I hear that the department have access to my bank account and can see if I receive any money into my bank account and that they will then reject my application.
This is not true. The only reason the Department require proof of the banking details is to
ensure that the bank account is active and that payment is made into the right account.
Remember the bank account must be in your own name! You cannot use your
husband/fiancé/friend/employers or anybody else’s account.

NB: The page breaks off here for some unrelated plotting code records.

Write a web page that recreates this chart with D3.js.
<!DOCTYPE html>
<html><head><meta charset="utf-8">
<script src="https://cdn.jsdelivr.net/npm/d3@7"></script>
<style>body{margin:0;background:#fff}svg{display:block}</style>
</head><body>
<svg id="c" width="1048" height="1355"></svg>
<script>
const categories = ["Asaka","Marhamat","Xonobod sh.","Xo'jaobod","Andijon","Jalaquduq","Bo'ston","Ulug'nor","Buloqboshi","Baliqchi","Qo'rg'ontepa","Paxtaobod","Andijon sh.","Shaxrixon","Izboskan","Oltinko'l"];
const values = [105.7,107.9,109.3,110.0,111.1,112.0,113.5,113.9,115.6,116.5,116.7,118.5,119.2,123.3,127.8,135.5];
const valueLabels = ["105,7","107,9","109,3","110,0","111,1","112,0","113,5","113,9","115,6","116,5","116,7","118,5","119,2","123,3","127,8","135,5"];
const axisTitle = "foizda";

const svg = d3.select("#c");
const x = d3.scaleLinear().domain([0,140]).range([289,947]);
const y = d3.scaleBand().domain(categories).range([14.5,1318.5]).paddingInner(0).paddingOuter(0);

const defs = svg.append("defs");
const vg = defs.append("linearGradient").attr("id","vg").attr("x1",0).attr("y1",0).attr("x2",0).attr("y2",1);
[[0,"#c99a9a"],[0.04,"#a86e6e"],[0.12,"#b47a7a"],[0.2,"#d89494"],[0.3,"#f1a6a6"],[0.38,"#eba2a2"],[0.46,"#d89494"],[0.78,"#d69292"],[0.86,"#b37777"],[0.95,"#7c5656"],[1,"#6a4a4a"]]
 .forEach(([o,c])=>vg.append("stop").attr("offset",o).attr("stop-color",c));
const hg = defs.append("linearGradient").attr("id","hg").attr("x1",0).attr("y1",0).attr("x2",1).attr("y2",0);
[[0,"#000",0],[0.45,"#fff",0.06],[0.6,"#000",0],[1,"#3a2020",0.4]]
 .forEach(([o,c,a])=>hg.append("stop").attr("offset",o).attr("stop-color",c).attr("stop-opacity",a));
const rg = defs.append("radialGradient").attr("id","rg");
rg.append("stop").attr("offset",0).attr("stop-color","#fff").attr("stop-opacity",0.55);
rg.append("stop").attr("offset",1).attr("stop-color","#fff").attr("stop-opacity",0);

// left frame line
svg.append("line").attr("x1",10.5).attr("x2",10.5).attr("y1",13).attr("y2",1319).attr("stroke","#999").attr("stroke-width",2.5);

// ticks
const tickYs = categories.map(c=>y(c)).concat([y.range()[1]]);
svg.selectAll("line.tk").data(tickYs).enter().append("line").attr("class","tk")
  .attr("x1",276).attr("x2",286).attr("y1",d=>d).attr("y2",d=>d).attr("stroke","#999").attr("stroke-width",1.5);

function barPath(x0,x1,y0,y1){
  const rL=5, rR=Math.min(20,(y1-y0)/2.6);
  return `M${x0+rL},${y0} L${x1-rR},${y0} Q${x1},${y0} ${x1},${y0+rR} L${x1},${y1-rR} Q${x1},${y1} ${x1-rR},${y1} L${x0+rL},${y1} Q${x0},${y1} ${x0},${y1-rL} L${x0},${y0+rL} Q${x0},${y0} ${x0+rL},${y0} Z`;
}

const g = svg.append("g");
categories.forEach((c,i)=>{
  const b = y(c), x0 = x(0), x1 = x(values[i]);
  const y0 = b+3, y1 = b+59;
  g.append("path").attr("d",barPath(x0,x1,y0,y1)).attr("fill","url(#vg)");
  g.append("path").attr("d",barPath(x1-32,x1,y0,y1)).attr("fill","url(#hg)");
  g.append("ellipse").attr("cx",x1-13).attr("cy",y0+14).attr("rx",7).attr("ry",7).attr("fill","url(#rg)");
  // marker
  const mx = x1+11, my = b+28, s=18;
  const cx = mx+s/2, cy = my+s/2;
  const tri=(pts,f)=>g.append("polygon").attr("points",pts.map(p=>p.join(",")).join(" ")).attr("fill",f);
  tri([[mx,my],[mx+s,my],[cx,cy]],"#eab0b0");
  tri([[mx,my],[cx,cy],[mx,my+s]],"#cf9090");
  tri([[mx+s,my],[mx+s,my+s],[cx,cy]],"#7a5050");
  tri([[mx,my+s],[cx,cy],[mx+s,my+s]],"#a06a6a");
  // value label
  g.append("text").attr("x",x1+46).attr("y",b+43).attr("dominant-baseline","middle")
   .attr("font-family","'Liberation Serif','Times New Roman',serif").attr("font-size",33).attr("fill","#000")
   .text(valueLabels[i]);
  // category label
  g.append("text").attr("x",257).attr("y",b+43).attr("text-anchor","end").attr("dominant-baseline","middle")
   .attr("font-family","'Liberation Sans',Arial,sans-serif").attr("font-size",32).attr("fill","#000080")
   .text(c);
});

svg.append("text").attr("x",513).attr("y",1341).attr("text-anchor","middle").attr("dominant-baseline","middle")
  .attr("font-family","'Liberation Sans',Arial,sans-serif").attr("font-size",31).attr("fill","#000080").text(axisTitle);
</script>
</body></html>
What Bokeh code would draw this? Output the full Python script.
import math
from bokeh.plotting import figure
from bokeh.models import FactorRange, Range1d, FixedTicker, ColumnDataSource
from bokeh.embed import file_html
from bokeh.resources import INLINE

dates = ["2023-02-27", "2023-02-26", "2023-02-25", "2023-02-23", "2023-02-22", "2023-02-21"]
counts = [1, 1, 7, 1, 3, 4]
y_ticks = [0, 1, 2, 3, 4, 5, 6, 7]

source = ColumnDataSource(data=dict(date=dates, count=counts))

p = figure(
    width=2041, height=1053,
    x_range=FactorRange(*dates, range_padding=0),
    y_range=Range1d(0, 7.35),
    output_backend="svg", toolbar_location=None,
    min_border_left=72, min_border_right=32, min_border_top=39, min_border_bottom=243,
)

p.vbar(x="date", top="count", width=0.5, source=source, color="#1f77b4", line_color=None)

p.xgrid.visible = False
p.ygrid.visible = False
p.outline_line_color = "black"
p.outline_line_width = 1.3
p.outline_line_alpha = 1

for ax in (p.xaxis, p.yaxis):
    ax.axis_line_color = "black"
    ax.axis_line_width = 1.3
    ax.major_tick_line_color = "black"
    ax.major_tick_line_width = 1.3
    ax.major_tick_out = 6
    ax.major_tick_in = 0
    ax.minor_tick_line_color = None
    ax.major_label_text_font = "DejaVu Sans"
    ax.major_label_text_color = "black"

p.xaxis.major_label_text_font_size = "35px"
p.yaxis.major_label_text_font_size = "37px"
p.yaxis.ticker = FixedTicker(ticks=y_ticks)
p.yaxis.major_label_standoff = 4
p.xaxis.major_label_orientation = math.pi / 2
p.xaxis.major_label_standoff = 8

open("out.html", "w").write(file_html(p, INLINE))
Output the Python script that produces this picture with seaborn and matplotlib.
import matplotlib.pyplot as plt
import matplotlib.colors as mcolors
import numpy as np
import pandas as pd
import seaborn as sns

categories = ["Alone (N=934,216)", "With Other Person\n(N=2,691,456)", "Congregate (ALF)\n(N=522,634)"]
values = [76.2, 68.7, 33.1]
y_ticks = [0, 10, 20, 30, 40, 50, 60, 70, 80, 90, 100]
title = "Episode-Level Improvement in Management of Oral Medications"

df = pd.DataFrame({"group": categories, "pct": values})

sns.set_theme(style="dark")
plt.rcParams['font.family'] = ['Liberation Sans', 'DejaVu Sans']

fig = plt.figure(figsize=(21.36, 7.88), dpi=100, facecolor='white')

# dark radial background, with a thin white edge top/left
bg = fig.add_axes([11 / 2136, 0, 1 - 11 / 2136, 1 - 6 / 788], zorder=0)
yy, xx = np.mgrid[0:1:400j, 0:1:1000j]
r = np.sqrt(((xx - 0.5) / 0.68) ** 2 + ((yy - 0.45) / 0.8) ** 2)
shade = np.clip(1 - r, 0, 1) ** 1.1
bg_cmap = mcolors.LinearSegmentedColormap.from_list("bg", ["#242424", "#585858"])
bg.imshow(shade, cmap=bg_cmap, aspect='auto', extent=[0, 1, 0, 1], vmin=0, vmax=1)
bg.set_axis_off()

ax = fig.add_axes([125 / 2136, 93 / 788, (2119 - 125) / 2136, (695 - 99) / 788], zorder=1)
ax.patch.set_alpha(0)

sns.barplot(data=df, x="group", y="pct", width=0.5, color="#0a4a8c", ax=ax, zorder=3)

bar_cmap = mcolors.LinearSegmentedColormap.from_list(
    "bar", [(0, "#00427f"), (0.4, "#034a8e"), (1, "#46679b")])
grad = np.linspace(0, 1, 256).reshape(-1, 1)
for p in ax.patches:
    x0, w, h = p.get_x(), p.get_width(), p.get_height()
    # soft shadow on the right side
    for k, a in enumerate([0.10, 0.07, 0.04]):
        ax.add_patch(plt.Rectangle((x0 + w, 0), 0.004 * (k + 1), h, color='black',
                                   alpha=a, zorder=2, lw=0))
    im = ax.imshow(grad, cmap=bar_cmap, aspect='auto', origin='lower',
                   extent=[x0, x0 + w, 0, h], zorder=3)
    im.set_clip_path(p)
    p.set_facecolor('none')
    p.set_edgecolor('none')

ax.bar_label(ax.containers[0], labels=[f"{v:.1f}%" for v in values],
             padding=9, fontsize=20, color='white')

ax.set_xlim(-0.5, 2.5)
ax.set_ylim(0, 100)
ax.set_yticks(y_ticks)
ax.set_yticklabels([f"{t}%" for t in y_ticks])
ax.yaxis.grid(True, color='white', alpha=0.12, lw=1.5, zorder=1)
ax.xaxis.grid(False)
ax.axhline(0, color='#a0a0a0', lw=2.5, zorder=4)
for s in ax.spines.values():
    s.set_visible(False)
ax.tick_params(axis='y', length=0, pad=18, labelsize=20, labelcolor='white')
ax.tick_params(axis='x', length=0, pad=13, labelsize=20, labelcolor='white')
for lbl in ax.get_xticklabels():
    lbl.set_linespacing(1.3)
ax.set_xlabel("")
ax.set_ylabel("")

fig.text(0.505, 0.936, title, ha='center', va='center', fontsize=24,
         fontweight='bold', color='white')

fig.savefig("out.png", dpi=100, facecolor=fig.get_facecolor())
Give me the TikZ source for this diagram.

I’ve claimed maternity benefits in the last four years.
You do qualify to claim for maternity benefits again, even if it is within four years of the
previous maternity benefit claim. It is only if you have claimed for sick or unemployment
benefits within the 4 years prior to your maternity claim that you will probably not qualify for
maternity benefits.

I am the owner of my own business.
This may prove problematic and will need to discuss the available options with the
Department of Labour.

Paid by the hour?
If you are paid by the hour – Add the last six months salary together and then divide by six.
Do the same with your UIF contribution.

The answer will be the monthly salary and UIF
contribution that will be used on the UI.19 and UI2.7 forms.

Who can claim?

  •  Workers on maternity leave, who pay UIF every month, can claim from the
    Department of Labour, but only if the full monthly salary is not being received while
    on maternity leave.
  • Workers who miscarry in the third trimester or have a stillborn child can claim for six
    weeks.
  • If you have claimed maternity benefits within the last four years you are still
    eligible to claim again.

Who cannot claim?

  •  If a claim for any other type of benefits from the Department of Labour has been
    submitted in the last four years for example because you got retrenched or were sick,
    you will probably not be able to claim for maternity benefits. You will need to phone
    the Department to check your UIF status.
  •  If UIF is not being deducted from your salary every month, you cannot claim. (By law
    your employer is supposed to deduct UIF if you work for more than 24 hours per
    month).
  • You must have a bar-coded ID book. If you are not a South African citizen you cannot
    claim.
  •  If you are the owner of your own business you probably cannot claim. You will need to
    phone the Department to discuss your options as there are ways around this.
    Is the UIF payable amount taxed?
  •  No tax is paid on benefits

What documentation is required?

  • 13-digit bar-coded ID or passport;
  •  Form UI-19 (completed by employer);
  •  Form UI-2.7 (completed by employer);
  •  Form UI-2.3 (application form) This is a yellow form and needs to be completed and submitted in yellow as the Department of Labour will only accept the “original” form;
  •  Form UI-2.8 (for banking details); This form has a section that will be required to be completed by your bank to verify your account to which the money will be transferred to.
  •  Form UI-4 (follow-up form); This is a yellow form and needs to be completed and submitted in yellow as the Department of Labour will only accept the “original” form; and
  • Medical certificate from a doctor or birth certificate of the baby. Please note: The information included above is subject to changes made by the Department of Labour that we may not always be aware of. The information is intended as a guideline and for assistance only.